I don't know, but it's a mystery to me what you're doing that there's no
reasonable alternative, or why this is such an extensive issue for you.
This is incorrect, you had enormous influence over the vector type in D! And
I wish you had more.
I appreciate that. That was uncontroversial though; I didn't need to
spend months or years trying to justify my claims on that issue. I
feel like that was a known item that was just somewhere slightly down
the list, and I was able to bring it forward.
I was never in a position where I had to argue against Andrei to sell that one.
UDA was controversial, and was one of your initiatives.
I have std.simd sitting here, and I really want to finish it, but I
still don't have the tools to do so.
I need, at least, forceinline to complete it, but that one *is*
controversial - we've talked about this for years.
I proposed a DIP to fix that, but it could not get reasonable consensus.
http://wiki.dlang.org/DIP56
You did, after all, convince me that we need an "always inline" and a "never
inline" method.
There is also a practical problem with GCC (perhaps it's an
incompatbility with my std.simd design), where I need to change the
sse-level between functions.
There is a GCC attribute to do this ('target'), but it would rely on,
at least, a few subtle tweaks. In this case, I need to be able to feed
a template argument to a UDA, which doesn't work because UDA
declarations seem to be parsed prior to knowledge of functions
template args. There may be a further problem with GCC though which I
haven't been able to prove yet though.
I don't know why this needs to be a deduced template argument.

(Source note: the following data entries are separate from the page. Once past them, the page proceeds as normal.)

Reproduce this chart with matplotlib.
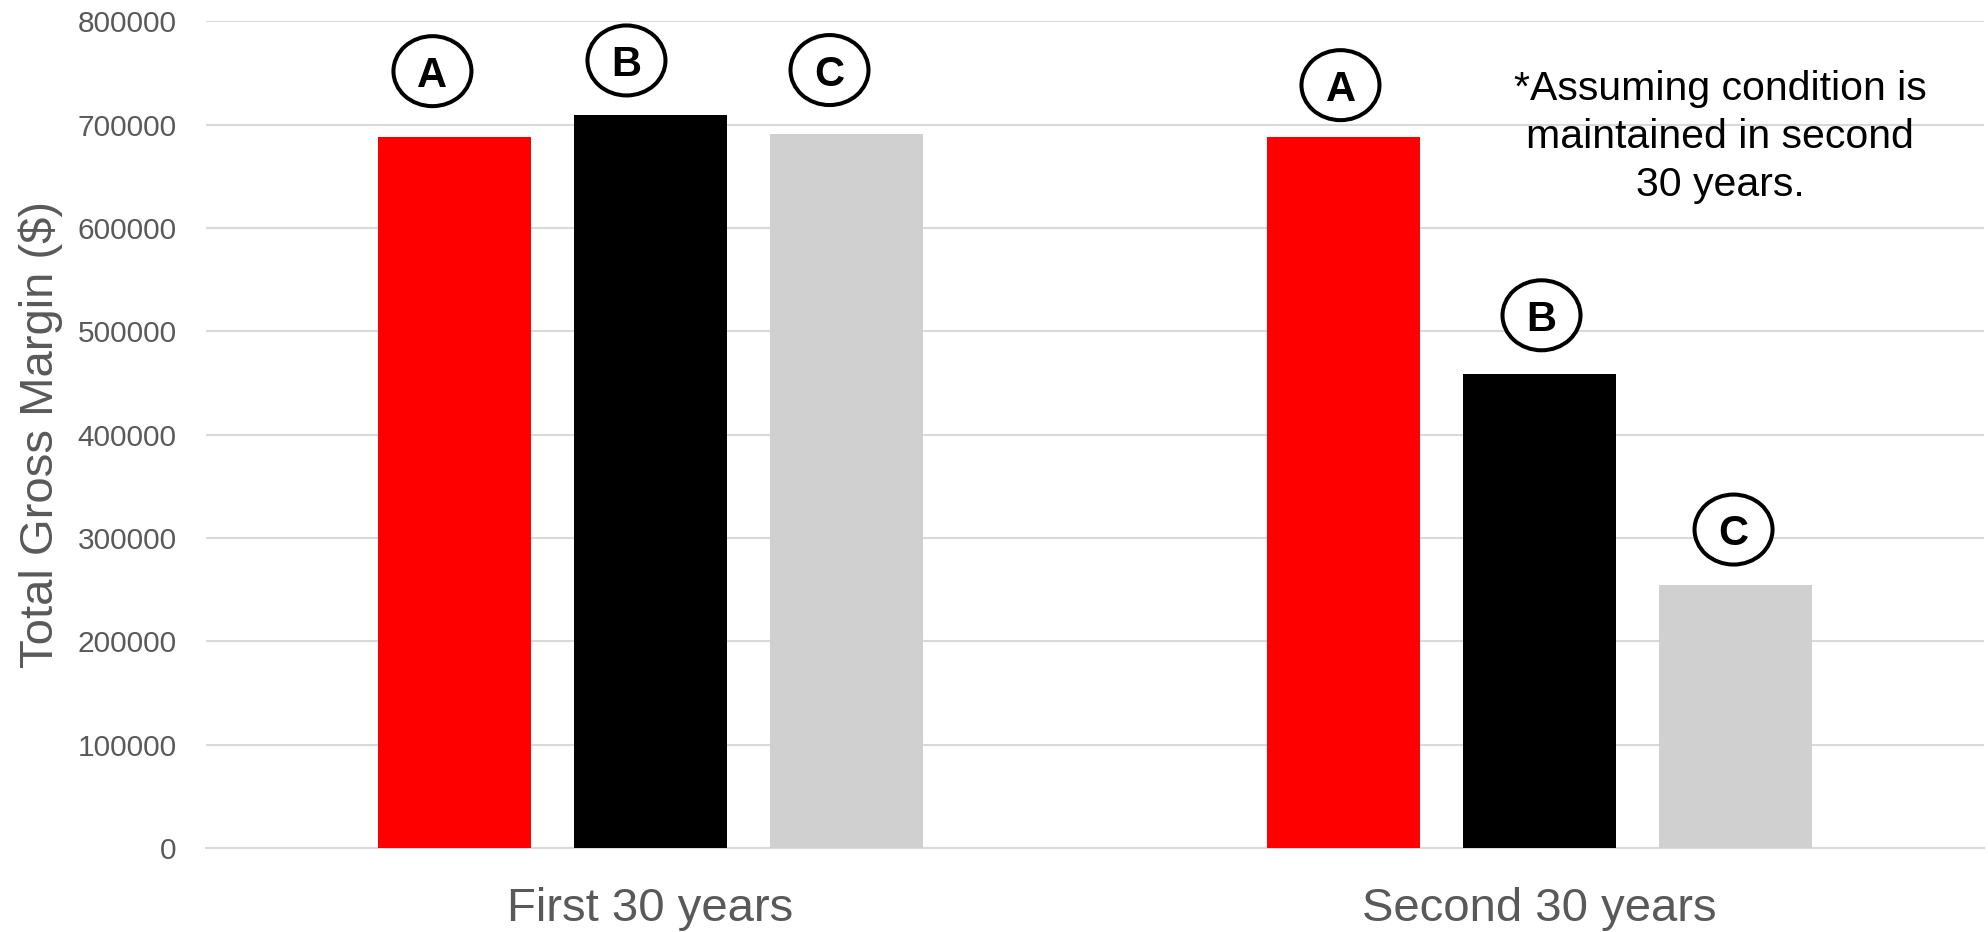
import matplotlib.pyplot as plt
from matplotlib.patches import Ellipse
from matplotlib.transforms import Affine2D
import numpy as np

categories = ["First 30 years", "Second 30 years"]
series = ["A", "B", "C"]
values_a = [688000, 688000]
values_b = [709000, 458500]
values_c = [691000, 255000]
colors = ["#FF0000", "#000000", "#D0D0D0"]

# label offsets from bar top (pixels: dx, dy) - hand placed in original
label_offsets = [
    [(-22, 66), (-3, 52)],
    [(-24, 55), (2, 59)],
    [(-17, 64), (-2, 55)],
]

plt.rcParams['font.family'] = ['Liberation Sans', 'DejaVu Sans']

fig = plt.figure(figsize=(19.88, 9.32), dpi=100)
ax = fig.add_axes([0.1036, 0.0901, 0.8944, 0.8869])

x = np.arange(len(categories))
width = 0.172
step = 0.2205
ax.set_xlim(-0.5, 1.5)
ax.set_ylim(0, 800000)

all_vals = [values_a, values_b, values_c]
for j, (name, vals, col) in enumerate(zip(series, all_vals, colors)):
    xs = x + (j - 1) * step
    ax.bar(xs, vals, width=width, color=col, zorder=3)
    for i, (xi, v) in enumerate(zip(xs, vals)):
        dx, dy = label_offsets[j][i]
        px, py = ax.transData.transform((xi, v))
        cx, cy = px + dx, py + dy
        ell = Ellipse((0, 0), 78, 70, fc='white', ec='black', lw=2.9,
                      transform=Affine2D().translate(cx, cy), zorder=5)
        fig.patches.append(ell)
        fig.text(cx / 1988, cy / 932, name, ha='center', va='center_baseline',
                 fontsize=30, fontweight='bold', color='black', zorder=6)

ax.set_yticks(range(0, 800001, 100000))
ax.set_yticklabels([str(v) for v in range(0, 800001, 100000)])
ax.set_xticks(x)
ax.set_xticklabels(categories)

ax.grid(axis='y', color='#D9D9D9', lw=1.5, zorder=0)
for s in ['top', 'right', 'left']:
    ax.spines[s].set_visible(False)
ax.spines['bottom'].set_color('#D9D9D9')
ax.spines['bottom'].set_linewidth(1.5)
ax.tick_params(axis='y', length=0, labelsize=21.5, labelcolor='#595959', pad=21)
ax.tick_params(axis='x', length=0, labelsize=34, labelcolor='#595959', pad=28)
ax.set_ylabel("Total Gross Margin ($)", fontsize=34, color='#595959')
ax.yaxis.set_label_coords(-0.0804, 0.5)

ax.text(1720 / 1988, 1 - 137 / 932, "*Assuming condition is\nmaintained in second\n30 years.",
        transform=fig.transFigure, ha='center', va='center', fontsize=29.5,
        linespacing=1.35, color='black')

fig.savefig("out.png", dpi=100)
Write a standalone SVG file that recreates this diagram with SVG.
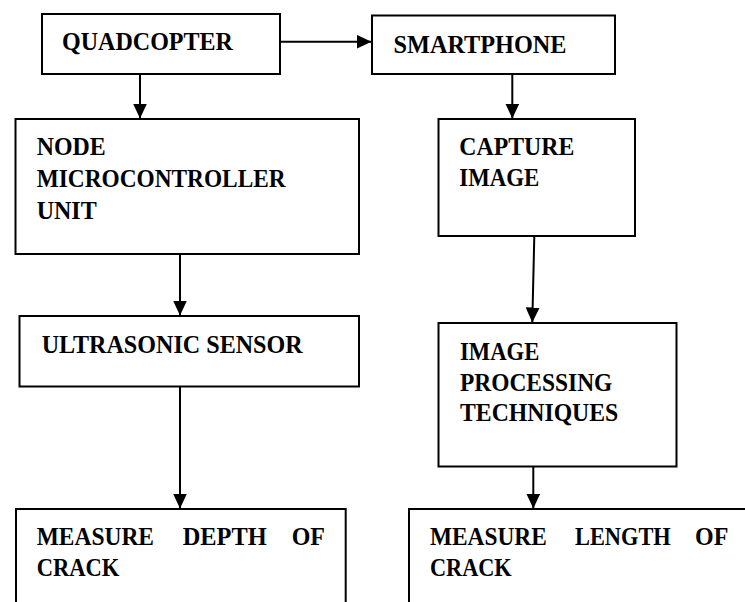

The reason for this is that an important design goal for my work was
to be able to semi-automatically generate multiple code paths for
different SSE versions, which can be selected at runtime based on
available hardware.
No argument there.
I need a little more language support. I've reached out a few times,
but there hasn't been too much interest in the past. I really do wanna
finish it one of these days though!
I want it done, too :-)
I don't really know what you want. Well, perhaps a better statement is
'why', not what.
Because a function is a function. It's a fundamental and ultimately
*simple* element of a language, with simple and reliable in behaviour;
you write a function, compiler emits some code with a matching symbol
name. There is perhaps nothing more simple or fundamental to the
language.
A template is not a function. It may *generate* a function, but now
we've added many extra details which require careful consideration and
handling, like where the code is, or isn't, emitted? How many
permutations are there? What about static/dynamic libraries? Calling
with various, or arbitrary types, always required careful
consideration, more so than an explicit type.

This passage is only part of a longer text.